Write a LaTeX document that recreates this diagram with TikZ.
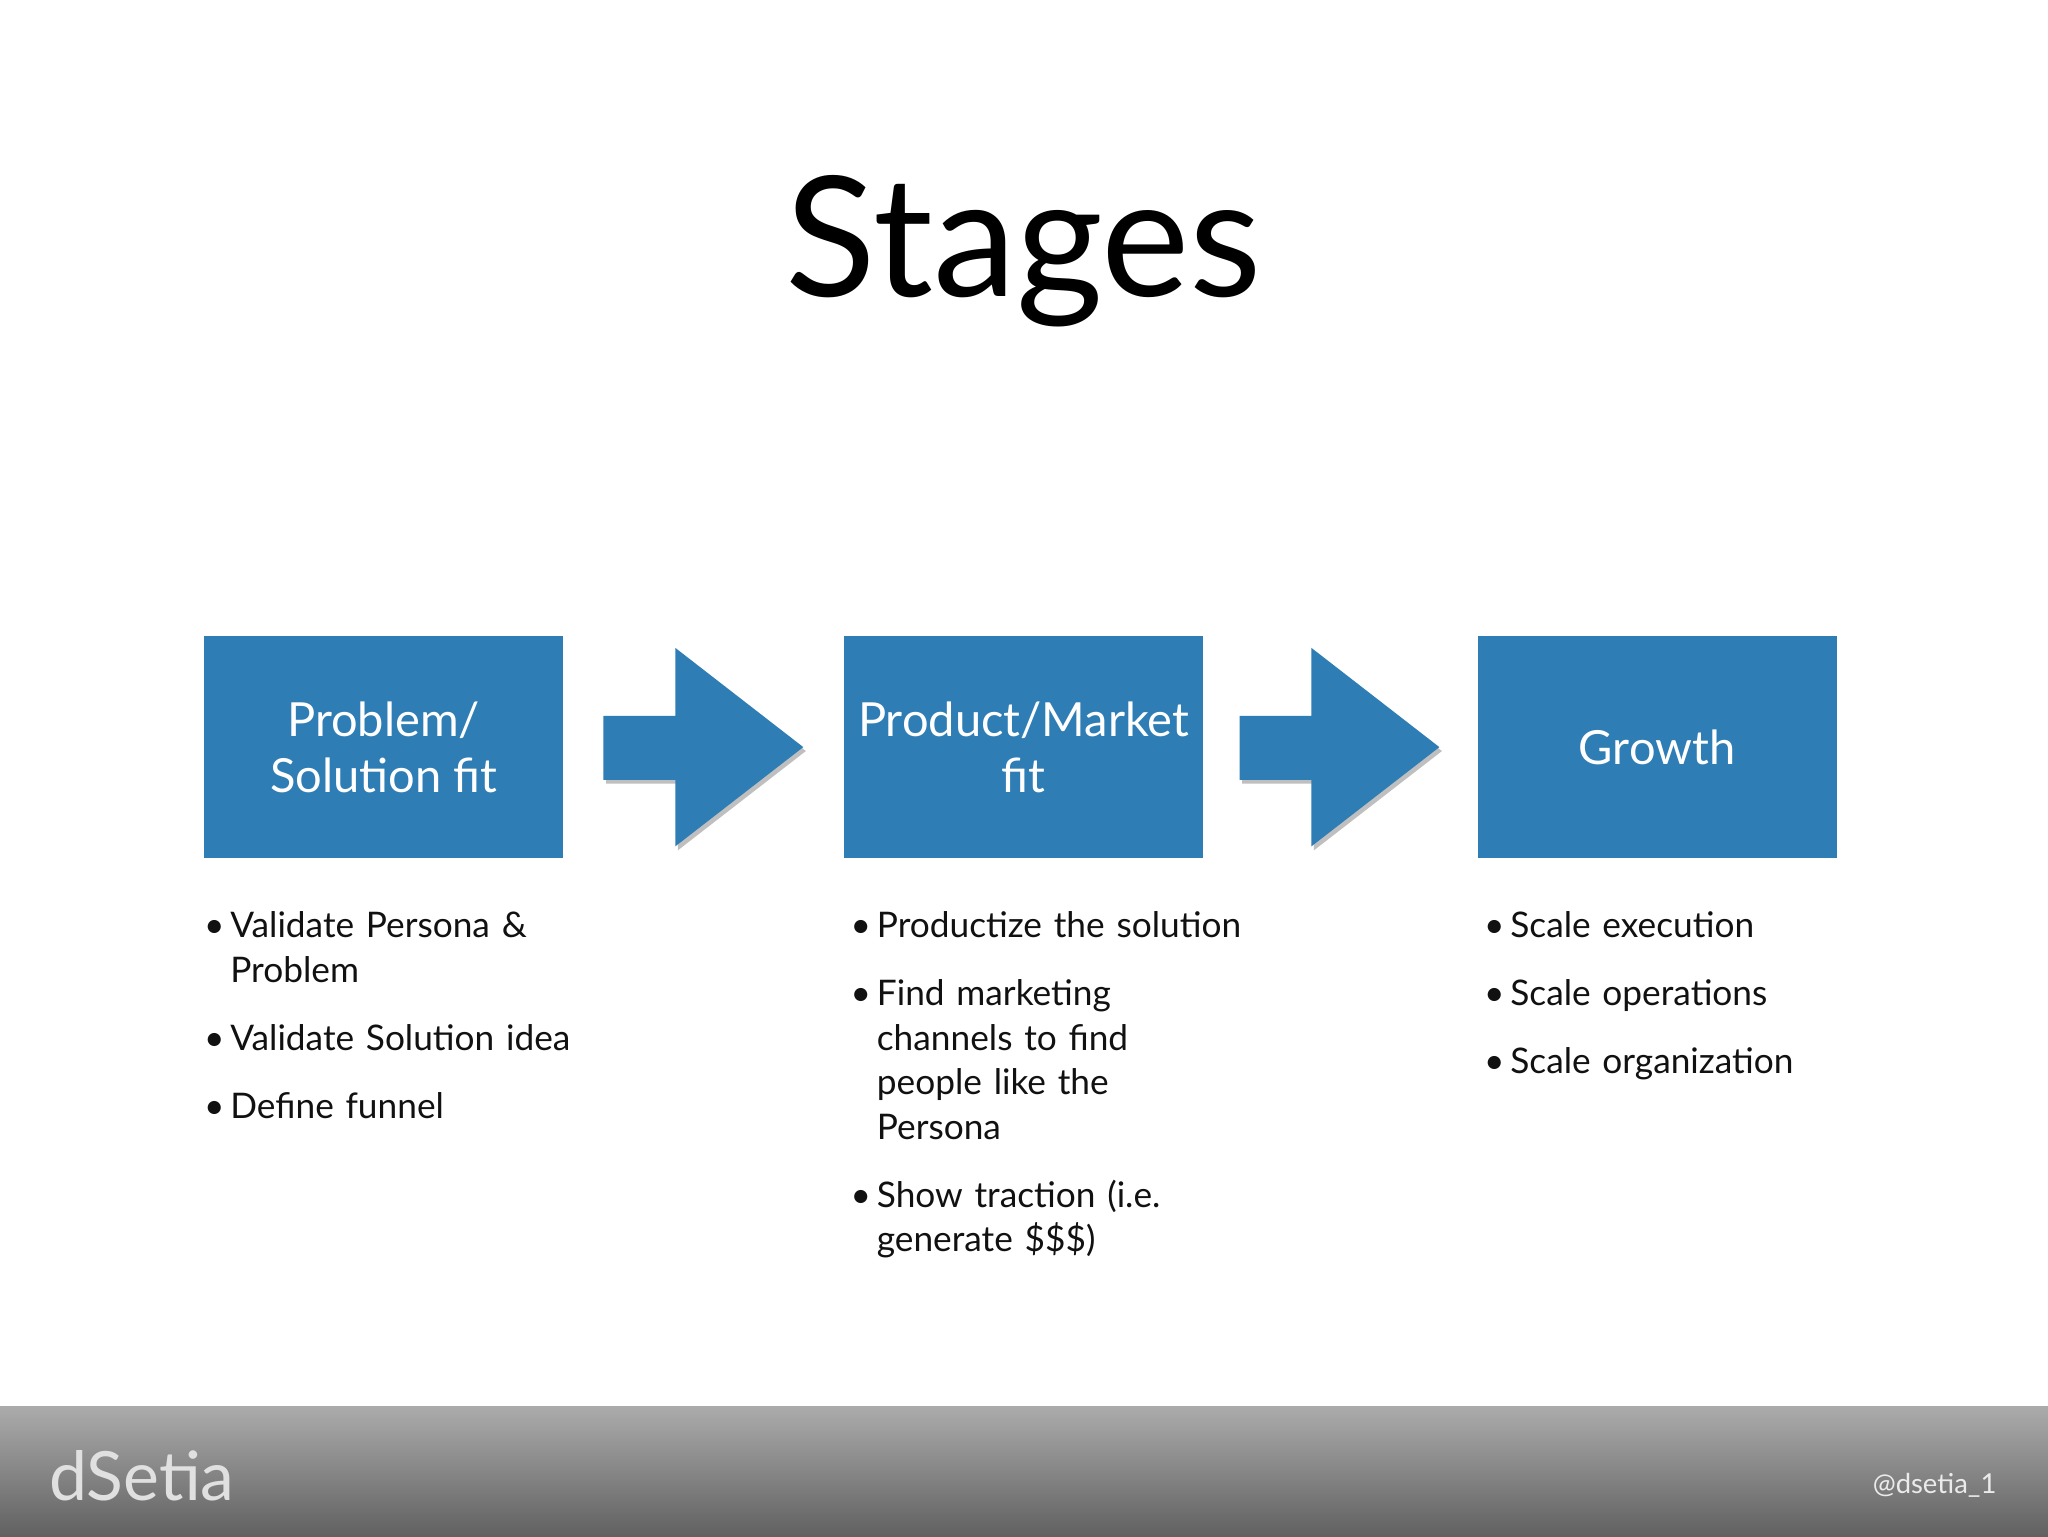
\documentclass[tikz,border=0pt]{standalone}
\usepackage{fontspec}
\setmainfont{Lato}
\usetikzlibrary{positioning}
\definecolor{boxblue}{HTML}{2F7DB5}
\definecolor{bodytext}{HTML}{111111}
\begin{document}
\begin{tikzpicture}[x=1pt,y=-1pt,
  stagebox/.style={fill=boxblue,minimum width=275pt,minimum height=170pt,anchor=north west,inner sep=0pt,
    text=white,align=center,font=\fontsize{36}{43}\selectfont},
  bul/.style={anchor=north west,inner sep=0pt,text width=400pt,align=left,text=bodytext,
    font=\fontsize{27}{34}\selectfont},
  flow/.style={fill=boxblue}]
\useasboundingbox (0,0) rectangle (1568,1176);
\fill[white] (0,0) rectangle (1568,1176);
\node[font=\fontsize{128}{130}\selectfont] (title) at (784,192) {Stages};
\node[stagebox] (b1) at (156,487) {Problem/\\Solution fit};
\node[stagebox] (b2) at (646,487) {Product/Market\\fit};
\node[stagebox] (b3) at (1131,487) {Growth};
% arrows
\foreach \s/\n in {462/a1,949/a2}{
  \fill[black!25,xshift=2pt,yshift=-3pt] (\s,548) -- (\s+55,548) -- (\s+55,496) -- (\s+153,572) -- (\s+55,648) -- (\s+55,597) -- (\s,597) -- cycle;
  \fill[flow] (\s,548) -- (\s+55,548) -- (\s+55,496) -- (\s+153,572) -- (\s+55,648) -- (\s+55,597) -- (\s,597) -- cycle;
}
% bullets column 1
\node[bul] (p1) at (156,698) {•\,\parbox[t]{300pt}{Validate Persona \&\\Problem}};
\node[bul] (p2) at (156,784) {•\,Validate Solution idea};
\node[bul] (p3) at (156,836) {•\,Define funnel};
% column 2
\node[bul] (q1) at (651,698) {•\,Productize the solution};
\node[bul] (q2) at (651,750) {•\,\parbox[t]{300pt}{Find marketing\\channels to find\\people like the\\Persona}};
\node[bul] (q3) at (651,903) {•\,\parbox[t]{300pt}{Show traction (i.e.\\generate \$\$\$)}};
% column 3
\node[bul] (r1) at (1136,698) {•\,Scale execution};
\node[bul] (r2) at (1136,750) {•\,Scale operations};
\node[bul] (r3) at (1136,802) {•\,Scale organization};
% footer
\shade[top color=black!33,bottom color=black!62] (0,1077) rectangle (1568,1176);
\node[anchor=west,text=white!88!black,font=\fontsize{52}{54}\selectfont] (logo) at (34,1130) {dSetia};
\node[anchor=east,text=white!92!black,font=\fontsize{21}{24}\selectfont] (handle) at (1532,1137) {@dsetia\_1};
\end{tikzpicture}
\end{document}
----------
§ THE PROBLEM: Keep the pictures out of the copy and return the rest of the data above exactly.

§ EXERCISE SOLUTION:
Write a LaTeX document that recreates this diagram with TikZ.
\documentclass[tikz,border=0pt]{standalone}
\usepackage{fontspec}
\setmainfont{Lato}
\usetikzlibrary{positioning}
\definecolor{boxblue}{HTML}{2F7DB5}
\definecolor{bodytext}{HTML}{111111}
\begin{document}
\begin{tikzpicture}[x=1pt,y=-1pt,
  stagebox/.style={fill=boxblue,minimum width=275pt,minimum height=170pt,anchor=north west,inner sep=0pt,
    text=white,align=center,font=\fontsize{36}{43}\selectfont},
  bul/.style={anchor=north west,inner sep=0pt,text width=400pt,align=left,text=bodytext,
    font=\fontsize{27}{34}\selectfont},
  flow/.style={fill=boxblue}]
\useasboundingbox (0,0) rectangle (1568,1176);
\fill[white] (0,0) rectangle (1568,1176);
\node[font=\fontsize{128}{130}\selectfont] (title) at (784,192) {Stages};
\node[stagebox] (b1) at (156,487) {Problem/\\Solution fit};
\node[stagebox] (b2) at (646,487) {Product/Market\\fit};
\node[stagebox] (b3) at (1131,487) {Growth};
% arrows
\foreach \s/\n in {462/a1,949/a2}{
  \fill[black!25,xshift=2pt,yshift=-3pt] (\s,548) -- (\s+55,548) -- (\s+55,496) -- (\s+153,572) -- (\s+55,648) -- (\s+55,597) -- (\s,597) -- cycle;
  \fill[flow] (\s,548) -- (\s+55,548) -- (\s+55,496) -- (\s+153,572) -- (\s+55,648) -- (\s+55,597) -- (\s,597) -- cycle;
}
% bullets column 1
\node[bul] (p1) at (156,698) {•\,\parbox[t]{300pt}{Validate Persona \&\\Problem}};
\node[bul] (p2) at (156,784) {•\,Validate Solution idea};
\node[bul] (p3) at (156,836) {•\,Define funnel};
% column 2
\node[bul] (q1) at (651,698) {•\,Productize the solution};
\node[bul] (q2) at (651,750) {•\,\parbox[t]{300pt}{Find marketing\\channels to find\\people like the\\Persona}};
\node[bul] (q3) at (651,903) {•\,\parbox[t]{300pt}{Show traction (i.e.\\generate \$\$\$)}};
% column 3
\node[bul] (r1) at (1136,698) {•\,Scale execution};
\node[bul] (r2) at (1136,750) {•\,Scale operations};
\node[bul] (r3) at (1136,802) {•\,Scale organization};
% footer
\shade[top color=black!33,bottom color=black!62] (0,1077) rectangle (1568,1176);
\node[anchor=west,text=white!88!black,font=\fontsize{52}{54}\selectfont] (logo) at (34,1130) {dSetia};
\node[anchor=east,text=white!92!black,font=\fontsize{21}{24}\selectfont] (handle) at (1532,1137) {@dsetia\_1};
\end{tikzpicture}
\end{document}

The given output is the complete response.